Once upon a time the Explorers Club was one of the most prestigious organizations on the planet. Its past members included such eminences as Richard Peary, Thor Heyerdahl, Charles Lindbergh, Peter Freuchen, Tenzing Norgay, and Sir Edmund Hillary. But the Club has recently gone downhill to such a degree that actual exploration is no more a part of its agenda than, for instance, frisbee throwing.

The location of the Club’s headquarters — 46 East 70th Street on New York’s Upper East Side — offers a window on its nosedive. The Upper East Side is an upscale habitat where money is the lingua franca, and its denizens (who include many of the Club’s officers) speak it as their primary language. Certain Club members have been known to suggest that the Explorers Club should be renamed The Upper East Side Club. Attempts to relocate it to somewhere else have come to naught…for the same reason that you can’t relocate Wall Street.

In the last twenty or so years, the Club has revamped itself to attract the corporate sponsors who live around the metaphoric corner. To do this, its officers can’t say, “Hey, we’ve got a guy who’s searching for Thule Period Inuit sites on Jan Mayen Land.” The corporate types would blink their eyes uncomprehendingly. But those officers can say, “Here’s a guy who’s an aerospace biochemical engineer.” In fact, a Lowell Thomas Award was recently given to one such individual.

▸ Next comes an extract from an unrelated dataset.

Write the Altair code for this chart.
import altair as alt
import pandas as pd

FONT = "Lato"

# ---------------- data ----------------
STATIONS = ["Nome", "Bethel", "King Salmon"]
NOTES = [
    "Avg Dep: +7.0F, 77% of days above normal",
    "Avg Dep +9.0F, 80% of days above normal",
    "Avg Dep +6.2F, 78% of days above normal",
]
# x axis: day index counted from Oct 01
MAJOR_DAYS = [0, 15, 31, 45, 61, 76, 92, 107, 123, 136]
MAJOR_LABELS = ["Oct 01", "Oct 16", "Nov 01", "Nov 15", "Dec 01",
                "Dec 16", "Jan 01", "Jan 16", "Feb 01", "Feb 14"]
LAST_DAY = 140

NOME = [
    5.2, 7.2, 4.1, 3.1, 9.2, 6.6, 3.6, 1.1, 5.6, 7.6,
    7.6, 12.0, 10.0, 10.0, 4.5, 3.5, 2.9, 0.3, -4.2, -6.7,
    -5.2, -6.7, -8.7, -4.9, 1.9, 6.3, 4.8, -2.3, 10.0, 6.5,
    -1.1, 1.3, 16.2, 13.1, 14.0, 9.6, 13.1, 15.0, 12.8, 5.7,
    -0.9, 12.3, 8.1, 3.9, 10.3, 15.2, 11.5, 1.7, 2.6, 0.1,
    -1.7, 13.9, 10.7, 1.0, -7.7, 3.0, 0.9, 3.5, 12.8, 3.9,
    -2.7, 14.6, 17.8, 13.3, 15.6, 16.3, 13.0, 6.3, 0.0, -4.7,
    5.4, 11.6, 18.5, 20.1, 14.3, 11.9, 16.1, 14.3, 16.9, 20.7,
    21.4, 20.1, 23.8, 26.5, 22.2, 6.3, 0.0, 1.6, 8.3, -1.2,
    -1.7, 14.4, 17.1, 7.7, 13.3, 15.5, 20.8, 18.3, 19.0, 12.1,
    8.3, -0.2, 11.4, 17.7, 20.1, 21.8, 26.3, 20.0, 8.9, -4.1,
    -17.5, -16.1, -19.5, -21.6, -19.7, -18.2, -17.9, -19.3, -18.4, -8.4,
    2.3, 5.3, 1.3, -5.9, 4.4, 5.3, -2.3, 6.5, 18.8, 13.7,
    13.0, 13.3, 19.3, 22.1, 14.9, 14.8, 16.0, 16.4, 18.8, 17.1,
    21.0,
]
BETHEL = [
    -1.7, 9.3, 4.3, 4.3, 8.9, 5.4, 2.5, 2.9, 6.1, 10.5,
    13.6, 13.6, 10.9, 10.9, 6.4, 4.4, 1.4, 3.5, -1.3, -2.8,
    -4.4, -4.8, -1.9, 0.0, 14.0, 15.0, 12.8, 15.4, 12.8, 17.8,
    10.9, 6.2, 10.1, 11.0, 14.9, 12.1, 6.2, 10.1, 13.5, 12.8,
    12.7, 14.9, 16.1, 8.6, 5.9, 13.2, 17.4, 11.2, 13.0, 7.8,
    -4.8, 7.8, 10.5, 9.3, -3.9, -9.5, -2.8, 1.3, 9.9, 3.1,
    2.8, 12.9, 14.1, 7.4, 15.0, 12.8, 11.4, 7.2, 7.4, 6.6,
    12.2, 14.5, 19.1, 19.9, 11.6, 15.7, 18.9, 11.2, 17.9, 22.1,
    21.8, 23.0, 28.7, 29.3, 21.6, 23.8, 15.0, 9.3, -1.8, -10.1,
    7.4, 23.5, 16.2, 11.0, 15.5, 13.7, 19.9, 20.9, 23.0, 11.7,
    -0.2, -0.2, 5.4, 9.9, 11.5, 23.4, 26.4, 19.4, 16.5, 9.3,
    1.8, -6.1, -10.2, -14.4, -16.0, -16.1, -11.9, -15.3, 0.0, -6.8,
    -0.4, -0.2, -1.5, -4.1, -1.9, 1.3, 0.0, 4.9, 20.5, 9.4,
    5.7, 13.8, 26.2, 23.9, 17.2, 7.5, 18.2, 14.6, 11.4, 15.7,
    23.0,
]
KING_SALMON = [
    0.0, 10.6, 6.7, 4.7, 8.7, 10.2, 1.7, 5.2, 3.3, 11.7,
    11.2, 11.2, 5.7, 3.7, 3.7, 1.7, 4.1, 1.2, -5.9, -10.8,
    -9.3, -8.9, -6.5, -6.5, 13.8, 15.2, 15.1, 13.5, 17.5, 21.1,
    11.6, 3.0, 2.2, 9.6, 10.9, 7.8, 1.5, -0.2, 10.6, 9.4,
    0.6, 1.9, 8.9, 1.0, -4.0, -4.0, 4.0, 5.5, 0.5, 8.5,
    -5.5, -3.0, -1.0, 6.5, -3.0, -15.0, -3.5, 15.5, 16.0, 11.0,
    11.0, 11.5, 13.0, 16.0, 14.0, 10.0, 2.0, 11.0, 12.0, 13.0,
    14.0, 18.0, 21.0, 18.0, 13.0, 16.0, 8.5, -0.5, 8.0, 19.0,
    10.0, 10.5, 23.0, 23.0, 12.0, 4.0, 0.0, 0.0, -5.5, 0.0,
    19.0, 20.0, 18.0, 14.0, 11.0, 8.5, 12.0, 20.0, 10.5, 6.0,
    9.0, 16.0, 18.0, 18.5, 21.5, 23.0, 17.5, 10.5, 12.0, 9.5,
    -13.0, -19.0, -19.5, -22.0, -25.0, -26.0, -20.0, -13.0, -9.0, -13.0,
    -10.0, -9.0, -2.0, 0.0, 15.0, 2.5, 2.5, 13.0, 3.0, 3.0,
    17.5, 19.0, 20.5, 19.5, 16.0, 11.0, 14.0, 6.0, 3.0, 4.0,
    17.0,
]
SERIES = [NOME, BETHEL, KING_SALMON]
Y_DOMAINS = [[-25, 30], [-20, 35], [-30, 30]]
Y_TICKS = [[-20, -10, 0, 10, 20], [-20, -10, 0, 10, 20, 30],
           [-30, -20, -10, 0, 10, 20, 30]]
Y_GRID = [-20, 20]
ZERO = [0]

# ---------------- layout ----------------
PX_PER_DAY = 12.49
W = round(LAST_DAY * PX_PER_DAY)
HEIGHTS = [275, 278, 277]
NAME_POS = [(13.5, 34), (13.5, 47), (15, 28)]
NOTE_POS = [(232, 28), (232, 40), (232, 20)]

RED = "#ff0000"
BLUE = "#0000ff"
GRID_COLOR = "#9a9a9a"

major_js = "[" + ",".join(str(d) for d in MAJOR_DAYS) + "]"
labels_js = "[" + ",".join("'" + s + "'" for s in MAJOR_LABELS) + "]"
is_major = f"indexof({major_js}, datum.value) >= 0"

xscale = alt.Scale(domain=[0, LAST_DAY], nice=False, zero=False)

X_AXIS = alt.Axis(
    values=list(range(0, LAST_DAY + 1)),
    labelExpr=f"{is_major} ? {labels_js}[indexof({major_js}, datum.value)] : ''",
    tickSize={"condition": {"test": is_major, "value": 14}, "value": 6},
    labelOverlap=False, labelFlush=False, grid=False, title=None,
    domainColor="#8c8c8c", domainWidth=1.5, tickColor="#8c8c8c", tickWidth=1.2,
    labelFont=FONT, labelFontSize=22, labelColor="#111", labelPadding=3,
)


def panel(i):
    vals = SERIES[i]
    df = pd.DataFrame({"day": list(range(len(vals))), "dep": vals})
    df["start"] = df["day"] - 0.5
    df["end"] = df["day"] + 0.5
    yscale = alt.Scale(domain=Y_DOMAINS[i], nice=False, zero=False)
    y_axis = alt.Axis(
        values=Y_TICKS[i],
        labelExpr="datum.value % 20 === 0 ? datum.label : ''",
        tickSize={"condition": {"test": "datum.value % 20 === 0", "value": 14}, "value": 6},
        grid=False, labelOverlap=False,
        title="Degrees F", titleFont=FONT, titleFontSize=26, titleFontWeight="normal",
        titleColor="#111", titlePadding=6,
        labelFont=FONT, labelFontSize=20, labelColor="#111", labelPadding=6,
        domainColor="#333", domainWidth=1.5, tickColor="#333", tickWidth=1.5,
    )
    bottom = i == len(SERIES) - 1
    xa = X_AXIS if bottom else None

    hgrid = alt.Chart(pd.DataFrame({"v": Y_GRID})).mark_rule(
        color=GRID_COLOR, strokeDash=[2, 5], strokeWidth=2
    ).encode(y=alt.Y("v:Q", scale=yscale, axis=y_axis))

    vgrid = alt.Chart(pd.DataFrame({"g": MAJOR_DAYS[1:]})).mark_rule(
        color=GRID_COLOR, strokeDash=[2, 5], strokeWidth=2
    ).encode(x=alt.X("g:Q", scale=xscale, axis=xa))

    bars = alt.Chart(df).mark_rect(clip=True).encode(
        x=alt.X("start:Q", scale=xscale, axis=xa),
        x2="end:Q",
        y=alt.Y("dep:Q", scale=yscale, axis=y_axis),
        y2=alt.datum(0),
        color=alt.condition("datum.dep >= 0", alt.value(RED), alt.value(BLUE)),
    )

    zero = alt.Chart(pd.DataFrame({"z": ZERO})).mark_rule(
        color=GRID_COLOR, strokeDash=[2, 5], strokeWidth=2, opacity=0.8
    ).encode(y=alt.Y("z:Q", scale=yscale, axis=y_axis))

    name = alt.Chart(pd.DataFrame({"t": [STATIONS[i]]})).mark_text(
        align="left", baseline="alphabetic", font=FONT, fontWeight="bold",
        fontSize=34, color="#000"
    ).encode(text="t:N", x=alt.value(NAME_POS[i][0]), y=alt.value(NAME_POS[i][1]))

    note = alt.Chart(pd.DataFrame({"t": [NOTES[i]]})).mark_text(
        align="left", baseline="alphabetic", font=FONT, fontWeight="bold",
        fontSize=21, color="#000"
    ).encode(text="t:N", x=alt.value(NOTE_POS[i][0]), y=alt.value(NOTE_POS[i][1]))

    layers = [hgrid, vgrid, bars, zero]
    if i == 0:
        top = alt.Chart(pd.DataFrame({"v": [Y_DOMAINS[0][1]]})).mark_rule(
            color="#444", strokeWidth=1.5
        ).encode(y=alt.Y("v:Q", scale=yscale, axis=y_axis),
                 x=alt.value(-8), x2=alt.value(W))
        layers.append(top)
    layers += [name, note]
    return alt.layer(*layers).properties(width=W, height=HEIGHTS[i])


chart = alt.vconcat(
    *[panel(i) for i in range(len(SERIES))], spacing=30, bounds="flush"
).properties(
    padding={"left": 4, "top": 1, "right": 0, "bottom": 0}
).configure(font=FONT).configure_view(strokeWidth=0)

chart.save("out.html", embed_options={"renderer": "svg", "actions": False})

“Remote sensing” is a phrase that nowadays has considerable appeal to the Club’s technocratically-biased higher ups. As a prank, I sponsored a putative explorer named Albert Yetti, an Abominable Snowman expert who used remotesensing to find his subject so he wouldn’t have to leave his UpperEast Side abode. Albert Yetti would have been admitted to the Club if I hadn’t confessed that I created him.

I’ve been one of many members who hasn’t been eager to dance to the corporate drummer. A Club president — a fellow who put an anaerobic tent in his office and lived in it — did not appreciate our nay-saying and threatened to drag us, he said, “kicking and screaming into the 21st century.” To my mind, this is a lot like Henry Morton Stanley’s (of Stanley & Livingston fame) positive take on slaughtering his way across Africa to rescue Emin Pasha (who did not want to be rescued). “I opened it [Africa] to the civilizing influence of commercial enterprise,” Stanley said.

In 2017, I asked the Club whether I could give a presentation on my exploration of a remote part of Hudson Bay. “But you’re not an explorer,” I was told. This is true, if Elon Musk and Jeff Bezos, both of whom have won major awards from the Club, are regarded as explorers. After all, I’ve made 40+ expeditions to the Arctic and Subarctic, but I’m not a technology entrepreneur. Indeed, I have no association whatsoever with either Tesla Motors or Amazon. I have explored a part of the Amazon, but doesn’t count…nor does the fact that I’ve been a Fellow of the Club since 1990.

“You’re not an explorer” was the proverbial final straw, and I let my membership in the Explorers Club lapse. In doing so, I was in good company, for Conrad Anker, Paul Theroux, etc, have also let their memberships lapse. I’m now planning to join the Whiskey Explorers Club, which I suspect is a much healthier organization.